### Given task
Identify the lines bearing the string "size" and gather them.

### Data
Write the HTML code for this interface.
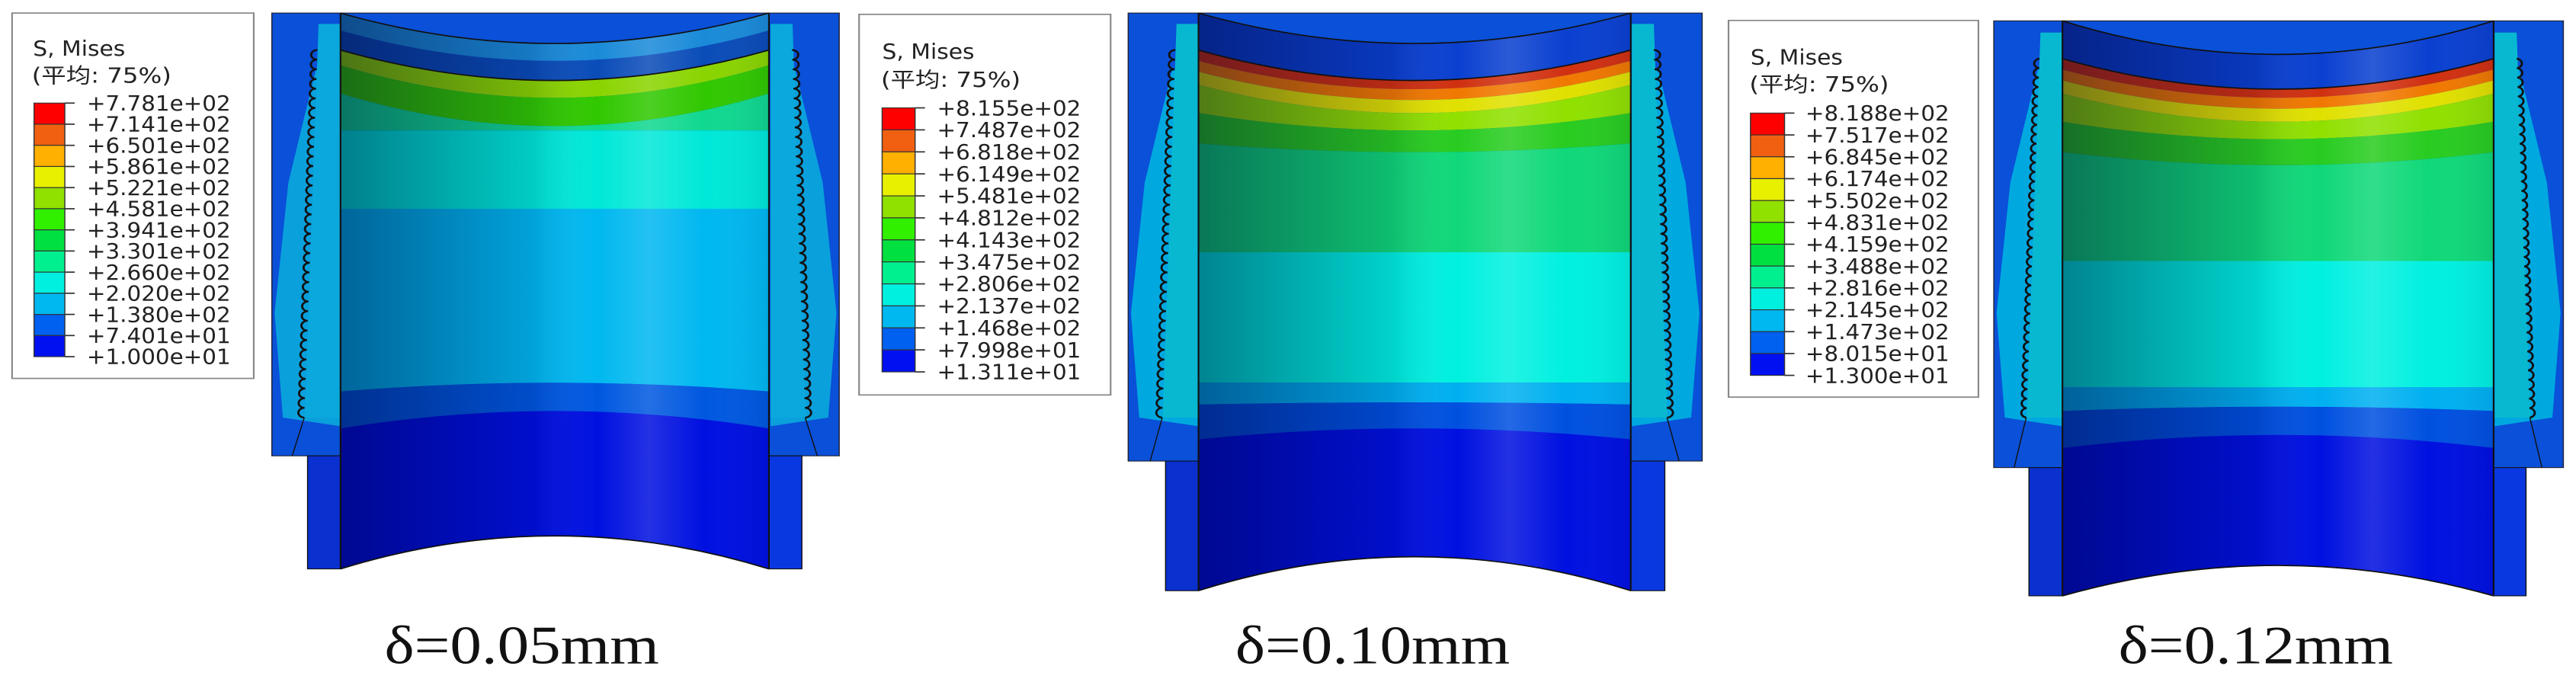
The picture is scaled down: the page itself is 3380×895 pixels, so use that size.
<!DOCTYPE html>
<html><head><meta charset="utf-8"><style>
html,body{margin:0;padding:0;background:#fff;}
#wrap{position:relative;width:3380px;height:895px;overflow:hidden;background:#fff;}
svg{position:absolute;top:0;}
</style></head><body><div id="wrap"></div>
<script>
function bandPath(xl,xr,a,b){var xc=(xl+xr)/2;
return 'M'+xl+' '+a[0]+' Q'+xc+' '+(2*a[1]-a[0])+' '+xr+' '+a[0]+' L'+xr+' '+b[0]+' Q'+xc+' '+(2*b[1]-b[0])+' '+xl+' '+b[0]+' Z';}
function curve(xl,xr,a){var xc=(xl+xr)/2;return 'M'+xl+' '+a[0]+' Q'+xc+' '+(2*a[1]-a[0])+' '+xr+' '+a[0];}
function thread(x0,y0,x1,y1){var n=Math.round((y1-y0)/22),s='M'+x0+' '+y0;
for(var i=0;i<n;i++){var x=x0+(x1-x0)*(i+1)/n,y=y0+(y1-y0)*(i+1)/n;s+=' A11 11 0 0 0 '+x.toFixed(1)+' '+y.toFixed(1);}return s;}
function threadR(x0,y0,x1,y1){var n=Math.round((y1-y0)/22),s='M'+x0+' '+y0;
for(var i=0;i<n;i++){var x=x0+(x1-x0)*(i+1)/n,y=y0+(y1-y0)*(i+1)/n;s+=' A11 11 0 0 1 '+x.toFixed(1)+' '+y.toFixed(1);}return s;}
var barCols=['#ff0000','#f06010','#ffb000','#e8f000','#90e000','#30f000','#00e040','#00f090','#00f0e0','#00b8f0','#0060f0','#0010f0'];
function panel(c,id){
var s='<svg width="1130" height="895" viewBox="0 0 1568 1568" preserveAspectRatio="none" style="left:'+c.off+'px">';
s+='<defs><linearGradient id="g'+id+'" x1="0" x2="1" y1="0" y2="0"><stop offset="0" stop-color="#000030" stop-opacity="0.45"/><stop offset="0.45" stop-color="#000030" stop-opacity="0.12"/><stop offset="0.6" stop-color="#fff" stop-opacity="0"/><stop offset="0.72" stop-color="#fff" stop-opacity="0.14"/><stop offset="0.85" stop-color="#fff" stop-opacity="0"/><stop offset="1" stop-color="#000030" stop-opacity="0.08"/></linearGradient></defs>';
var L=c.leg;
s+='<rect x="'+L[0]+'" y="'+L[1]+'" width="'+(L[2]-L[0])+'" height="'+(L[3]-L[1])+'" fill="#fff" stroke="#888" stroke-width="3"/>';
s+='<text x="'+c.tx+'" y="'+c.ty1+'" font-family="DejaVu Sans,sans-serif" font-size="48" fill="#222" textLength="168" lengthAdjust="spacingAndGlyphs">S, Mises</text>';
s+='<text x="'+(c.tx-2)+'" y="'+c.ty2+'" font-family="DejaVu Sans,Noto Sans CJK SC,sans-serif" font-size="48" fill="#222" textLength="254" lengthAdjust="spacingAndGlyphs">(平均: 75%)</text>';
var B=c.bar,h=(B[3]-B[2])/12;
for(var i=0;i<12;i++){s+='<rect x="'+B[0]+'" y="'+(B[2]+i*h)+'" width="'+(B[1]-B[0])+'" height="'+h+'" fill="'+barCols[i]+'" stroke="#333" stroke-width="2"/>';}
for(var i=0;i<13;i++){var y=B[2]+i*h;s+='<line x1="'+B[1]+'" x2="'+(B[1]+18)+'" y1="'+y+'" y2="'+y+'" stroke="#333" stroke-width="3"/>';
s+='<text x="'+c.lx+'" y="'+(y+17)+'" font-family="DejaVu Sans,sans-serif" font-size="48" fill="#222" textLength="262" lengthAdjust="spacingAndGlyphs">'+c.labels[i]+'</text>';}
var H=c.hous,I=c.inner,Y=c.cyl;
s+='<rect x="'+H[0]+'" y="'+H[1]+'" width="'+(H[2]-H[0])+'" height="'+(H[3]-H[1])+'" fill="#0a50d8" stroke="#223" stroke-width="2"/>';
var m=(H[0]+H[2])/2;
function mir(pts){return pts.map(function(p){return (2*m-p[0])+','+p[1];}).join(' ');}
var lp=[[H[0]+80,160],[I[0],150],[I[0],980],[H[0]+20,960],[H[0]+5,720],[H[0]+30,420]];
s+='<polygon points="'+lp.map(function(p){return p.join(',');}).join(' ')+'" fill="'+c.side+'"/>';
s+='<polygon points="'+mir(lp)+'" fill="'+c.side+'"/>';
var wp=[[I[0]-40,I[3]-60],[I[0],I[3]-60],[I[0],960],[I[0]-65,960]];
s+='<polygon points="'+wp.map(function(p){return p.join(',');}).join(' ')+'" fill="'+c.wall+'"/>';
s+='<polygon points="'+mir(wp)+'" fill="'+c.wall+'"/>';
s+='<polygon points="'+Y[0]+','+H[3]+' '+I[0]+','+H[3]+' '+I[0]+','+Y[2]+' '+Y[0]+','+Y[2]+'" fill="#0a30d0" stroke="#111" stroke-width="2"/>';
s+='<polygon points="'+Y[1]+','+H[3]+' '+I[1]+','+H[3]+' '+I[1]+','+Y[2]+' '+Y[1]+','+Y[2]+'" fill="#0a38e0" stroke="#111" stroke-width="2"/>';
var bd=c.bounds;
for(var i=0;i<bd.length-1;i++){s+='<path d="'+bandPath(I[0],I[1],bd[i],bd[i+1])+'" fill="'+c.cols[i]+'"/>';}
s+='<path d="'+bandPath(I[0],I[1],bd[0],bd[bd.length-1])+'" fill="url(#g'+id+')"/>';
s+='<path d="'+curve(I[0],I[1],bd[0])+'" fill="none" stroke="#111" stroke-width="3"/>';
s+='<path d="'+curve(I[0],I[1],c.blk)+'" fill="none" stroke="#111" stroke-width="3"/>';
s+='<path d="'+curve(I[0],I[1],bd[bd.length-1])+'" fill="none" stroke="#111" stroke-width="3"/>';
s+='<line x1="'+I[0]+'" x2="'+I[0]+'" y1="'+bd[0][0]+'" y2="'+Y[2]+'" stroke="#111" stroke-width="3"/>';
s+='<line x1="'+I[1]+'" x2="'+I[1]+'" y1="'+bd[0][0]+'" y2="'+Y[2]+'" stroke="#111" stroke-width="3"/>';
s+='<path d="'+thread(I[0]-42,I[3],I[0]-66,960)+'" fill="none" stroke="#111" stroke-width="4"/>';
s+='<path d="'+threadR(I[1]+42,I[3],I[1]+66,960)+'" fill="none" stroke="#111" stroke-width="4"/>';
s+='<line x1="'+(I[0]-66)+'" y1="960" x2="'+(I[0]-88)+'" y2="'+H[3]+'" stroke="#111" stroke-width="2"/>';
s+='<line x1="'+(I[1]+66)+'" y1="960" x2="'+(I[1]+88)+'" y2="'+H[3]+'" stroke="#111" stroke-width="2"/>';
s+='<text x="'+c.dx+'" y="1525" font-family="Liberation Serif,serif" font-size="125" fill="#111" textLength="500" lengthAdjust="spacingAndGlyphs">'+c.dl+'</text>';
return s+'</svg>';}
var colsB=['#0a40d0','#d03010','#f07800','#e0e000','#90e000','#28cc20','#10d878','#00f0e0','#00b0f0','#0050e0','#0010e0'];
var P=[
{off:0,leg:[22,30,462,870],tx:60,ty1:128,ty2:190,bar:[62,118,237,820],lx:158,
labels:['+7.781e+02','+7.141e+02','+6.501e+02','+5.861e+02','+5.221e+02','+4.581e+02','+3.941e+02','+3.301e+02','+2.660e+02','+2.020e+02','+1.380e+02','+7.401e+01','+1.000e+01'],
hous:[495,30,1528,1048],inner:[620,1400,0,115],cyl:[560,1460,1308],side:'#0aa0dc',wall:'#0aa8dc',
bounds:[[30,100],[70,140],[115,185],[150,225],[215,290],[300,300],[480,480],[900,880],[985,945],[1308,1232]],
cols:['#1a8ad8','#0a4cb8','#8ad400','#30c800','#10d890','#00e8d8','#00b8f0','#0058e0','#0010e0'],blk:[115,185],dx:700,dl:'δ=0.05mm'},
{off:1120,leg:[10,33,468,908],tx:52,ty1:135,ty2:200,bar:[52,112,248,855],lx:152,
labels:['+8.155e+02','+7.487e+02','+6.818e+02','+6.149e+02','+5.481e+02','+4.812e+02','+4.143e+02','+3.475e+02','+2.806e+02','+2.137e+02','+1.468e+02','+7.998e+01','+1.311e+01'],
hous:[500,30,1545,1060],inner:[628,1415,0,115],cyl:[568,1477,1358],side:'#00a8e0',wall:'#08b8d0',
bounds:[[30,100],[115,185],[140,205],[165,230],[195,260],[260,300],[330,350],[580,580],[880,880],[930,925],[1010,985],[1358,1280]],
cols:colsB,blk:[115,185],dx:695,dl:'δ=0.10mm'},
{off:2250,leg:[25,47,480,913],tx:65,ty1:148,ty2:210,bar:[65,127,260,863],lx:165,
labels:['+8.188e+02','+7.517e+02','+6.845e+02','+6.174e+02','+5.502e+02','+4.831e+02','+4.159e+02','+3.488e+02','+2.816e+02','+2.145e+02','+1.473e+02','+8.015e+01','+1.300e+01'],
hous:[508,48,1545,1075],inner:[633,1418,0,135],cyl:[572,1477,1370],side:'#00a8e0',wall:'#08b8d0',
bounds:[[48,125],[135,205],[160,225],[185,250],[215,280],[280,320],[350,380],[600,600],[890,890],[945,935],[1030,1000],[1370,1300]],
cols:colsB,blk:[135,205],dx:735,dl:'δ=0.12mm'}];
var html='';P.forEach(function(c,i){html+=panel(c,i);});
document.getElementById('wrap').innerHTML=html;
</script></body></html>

### Response
The picture is scaled down: the page itself is 3380×895 pixels, so use that size.
s+='<text x="'+c.tx+'" y="'+c.ty1+'" font-family="DejaVu Sans,sans-serif" font-size="48" fill="#222" textLength="168" lengthAdjust="spacingAndGlyphs">S, Mises</text>';
s+='<text x="'+(c.tx-2)+'" y="'+c.ty2+'" font-family="DejaVu Sans,Noto Sans CJK SC,sans-serif" font-size="48" fill="#222" textLength="254" lengthAdjust="spacingAndGlyphs">(平均: 75%)</text>';
s+='<text x="'+c.lx+'" y="'+(y+17)+'" font-family="DejaVu Sans,sans-serif" font-size="48" fill="#222" textLength="262" lengthAdjust="spacingAndGlyphs">'+c.labels[i]+'</text>';}
s+='<text x="'+c.dx+'" y="1525" font-family="Liberation Serif,serif" font-size="125" fill="#111" textLength="500" lengthAdjust="spacingAndGlyphs">'+c.dl+'</text>';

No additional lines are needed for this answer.